Ex-Russian President's Ominous Warning About Europe's Nuclear Power Plants

Former Russian President Dmitry Medvedev warned Friday that there could be "accidents" at nuclear power plants in the European Union, while also warning against what he alleged was Ukrainian shelling near the Zaporizhzhya nuclear power plant.

Medvedev, who currently serves as deputy chair of Russia's Security Council, wrote in a Telegram post that Kyiv and the West "seem to be ready to arrange a new Chernobyl."

"Rockets and shells are falling closer and closer to the Zaporizhzhya nuclear power plant reactor and to the storage facilities for radioactive isotopes. They say it's Russia," he wrote, adding that it's "obvious" that blaming Russia is "nonsense."

"What can I say.... We should not forget that the European Union also has nuclear power plants. And accidents are also possible there," Medvedev wrote.
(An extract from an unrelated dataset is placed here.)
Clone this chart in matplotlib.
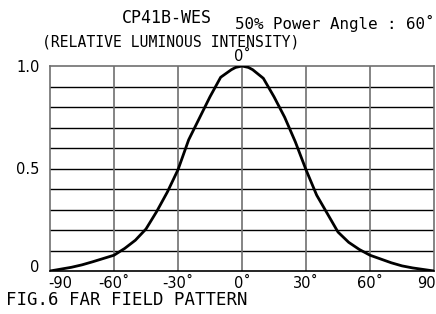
import numpy as np
import matplotlib.pyplot as plt

# far field pattern
angle = [-90, -80, -75, -70, -60, -55, -50, -45, -40, -35, -30, -25, -20, -15, -10, -5, -3, 0,
         3, 5, 10, 15, 20, 25, 30, 35, 40, 45, 50, 55, 60, 70, 75, 80, 90]
intensity = [0.0, 0.018, 0.03, 0.045, 0.077, 0.11, 0.15, 0.205, 0.29, 0.385, 0.494, 0.64, 0.745, 0.85, 0.945, 0.982, 0.993, 1.0,
             0.993, 0.982, 0.94, 0.85, 0.75, 0.63, 0.494, 0.37, 0.28, 0.19, 0.14, 0.105, 0.077, 0.04, 0.025, 0.015, 0.0]

xtick_pos = [-90, -60, -30, 0, 30, 60, 90]
xtick_lab = ['-90', '-60\u02da', '-30\u02da', '0\u02da', '30\u02da', '60\u02da', '90']
ytick_pos = [0, 0.5, 1.0]
ytick_lab = ['0', '0.5', '1.0']

plt.rcParams['font.family'] = 'DejaVu Sans Mono'
fig = plt.figure(figsize=(4.36, 3.14), dpi=100)
ax = fig.add_axes([50/436, 43/314, 384/436, 205/314])

# grid
for y in np.arange(0.1, 1.0, 0.1):
    ax.axhline(y, color='black', lw=1.0, zorder=1)
for x in xtick_pos[1:-1]:
    ax.axvline(x, color='#707070', lw=1.2, zorder=1)

ax.plot(angle, intensity, color='black', lw=2.0, zorder=3)

ax.set_xlim(-90, 90)
ax.set_ylim(0, 1.0)
ax.set_xticks([])
ax.set_yticks([])
for s in ax.spines.values():
    s.set_color('#707070')
    s.set_linewidth(1.2)
ax.spines['bottom'].set_color('black')

tk = dict(fontsize=10.5, family='DejaVu Sans')
for x, lab in zip(xtick_pos, xtick_lab):
    if x == -90:
        ax.text(x - 1, -0.025, lab, ha='left', va='top', **tk)
    elif x == 90:
        ax.text(x + 0.8, -0.025, lab, ha='right', va='top', **tk)
    else:
        ax.text(x, -0.025, lab, ha='center', va='top', **tk)
for y, lab in zip(ytick_pos, ytick_lab):
    dy = 0.015 if y == 0 else -0.005
    ax.text(-95, y + dy, lab, ha='right', va='center', **tk)

ax.text(0, 1.01, '0\u02da', ha='center', va='bottom', **tk)

fig.text(122/436, 1 - 18/314, 'CP41B-WES', ha='left', va='center', fontsize=12)
fig.text(235/436, 1 - 23/314, '50% Power Angle : 60\u02da', ha='left', va='center', fontsize=11.4)
fig.text(42/436, 1 - 42/314, '(RELATIVE LUMINOUS INTENSITY)', ha='left', va='center', fontsize=10.6)
fig.text(6/436, 1 - 300/314, 'FIG.6 FAR FIELD PATTERN', ha='left', va='center', fontsize=12.5)

fig.savefig('out.png', dpi=100)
The Zaporizhzhya plant is located in Russian-occupied territory in southeastern Ukraine but is still operated by Ukrainians. Russia and Ukraine have been trading accusations about carrying out dangerous shelling around the plant, which is the largest in Europe. But Medvedev's suggestion that there could be "accidents" at plants in the EU plays into fears that nuclear warfare could stem from the ongoing war in Ukraine.

Medvedev Issues Ominous Warning
Former Russian President Dmitry Medvedev said Friday that there could be "accidents" at nuclear power plants in the European Union. Above, Medvedev addresses the Congress of the United Russia Party on December, 4, 2021, in Moscow. Mikhail Svetlov/Getty Images

Ukraine's state nuclear power company, Energoatom, has accused Russia of opening fire in the area around the plant several times in recent days. In a Telegram post on Friday, Energoatom said the alleged shelling was causing a "serious risk for the safe operation of the station."

"The Ukrainian staff of the station continues to work and make every effort to ensure nuclear and radiation safety, as well as eliminate the consequences of damage," the post read. "The nuclear power plant is still occupied and controlled by the Russian military. Given that it is impossible to predict the actions of invaders, the threat to the station's physical security remains."

When the Zaporizhzhya plant was captured by Russian troops in early March, days after Russia invaded the country on February 24, Ukrainian responders reportedly had to put out a fire that temporarily broke out at the site.

The foreign ministers of G7 countries have called on Russia to relinquish control of the plant and give it back to Ukraine.

"Ukrainian staff operating the Zaporizhzhya Nuclear Power Plant must be able to carry out their duties without threats or pressure," the ministers said in a joint statement issued Wednesday. "It is Russia's continued control of the plant that endangers the region."

Newsweek reached out to the European Union and defense ministries of Russia and Ukraine for comment.